The marketing myth of “infinite space” has made it too easy to add more and more content to sites on the fixed web, to include more and more marketing messages, to duplicate elements, blindly copy inappropriate functions from other sites or bolt on components without thinking about the impact on overall user experience or site architecture. The end result can be rather cluttered, the messages diluted and often confusing to users, and the site ineffective in terms of business strategy.
On the mobile screen, the thinking process is clearer – you start with a blank page and add only what is needed to facilitate ‘what do the users want to do’. What’s more, mobile users have different requirements from desktop Web users and provide different opportunities for your business.
Use of Mobile Apps is highly goal driven. The majority are not used for browsing behaviour, at least not yet. For users, a useful Mobile App is one that has a single purpose and is simple and quick to use: often they are used when the user needs a quick answer.
A second contrast between mobile and desktop visitors is the need for speed in content delivery. Although page and journey delivery speed is important to a desktop user, it is much more vital to a mobile one who is often using the device at specific location and wanting instant access.
This is a challenge to the eCommerce site as the quality of mobile network the user connects through is much more variable than for desktop access and, when poor, causes slower delivery times. There’s nothing the eCommerce site can do to prevent that – but the focus is therefore all the sharper on needing to be able to deliver content really fast from the servers, to create the best retail mobile website.
Much more attention needs to be paid to speed. The common approach to use the same website backend systems, to support the mobile webpages or webApp traffic may not be adequate speed-wise. Maybe your main website can deliver images etc fast enough to satisfy desktop users: but it may not be fast enough delivering the smaller, bite-sized components that are needed for a mobile user who has less patience. Your main webservers may simply not have been coded to give maximum speed to smaller content: in contrast to full-screen browsers where the server challenge t is more about the speed of the bigger elements.
Just because people can view your PC Website with a mobile device with an HTML browser, doesn’t mean it is a pleasant or fulfilling experience. However big the device screen, viewing a PC Website requires scrolling left and right and up and down and however good the mobile connection, large images will be slow to load, and sites that use particular tools, such as flash, will not work on some handsets.
Strategic Considerations
Coupled with the fact that there are currently more than 60 different types/versions of mobile browser in use on mobile handsets globally, this makes mobile Web design more complicated than desktop Web design and a “one size fits all” approach is not going to produce the required results.
You may need to bite the bullet, meet up with your tech team, and discuss in detail how you can set up a framework to measure the user experience so that you can stay on top of it into the future.
Firstly, find a tool or supplier that can emulate and monitor the site or app from a user perspective 24/7.
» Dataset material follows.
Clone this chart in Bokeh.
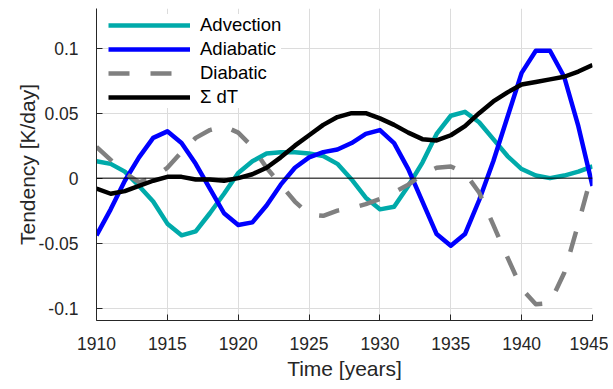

Ensure that all monitoring and reporting you plan is based on the money-making ‘do what the users do’ routes through the site so that the business, marketing and technical teams can all speak the same common language of user experience. When this happens everyone can understand the impact of errors, failures and occasional slow-downs and their immediate visibility to the tech team means they can effectively correct them.
Secondly, business, marketing and technical teams also need to discuss the practicalities of moving the speed-critical mobile pieces onto a fresh web infrastructure. What are the costs, ROI, strategic implications and timescales for doing that? Do you need to be sure of performance when the big marketing promotion for the new app occurs and there’s a spike of users on Day One, or do you agree just to plan for the new infrastructure, but not actually buy or implement it until the user satisfaction begins to decline due to slow mobile user journey performance?
By that time it may be too late. The brand damage may have been done, and the bad experience shared around the increasingly connected world. It’s harder to persuade people to come back and try and try again with a promise of improvement than it is to delight them with their first experience.
Thirdly, as mentioned above, a major challenge to m-Commerce is the current lack of platform standards.
Big eCommerce sites have the resources to design their app 3 or 4 times over, to support the different mobile platforms. For smaller ecommerce companies: the budgets may not allow that. It’s a hard call – which platforms do we support and which not.
Gartner predicts that in 2012, over 85 percent of handsets shipped globally will include some form of browser. In mature markets, such as Western Europe and Japan, approximately 60 percent of handsets shipped will be smartphones with sophisticated browsing capabilities. In those mature markets, the mobile Web, along with associated Web adaptation tools, will be a leading technology for business to consumer (B2C) mobile applications through 2012, and should be part of every organization’s B2C technology portfolio.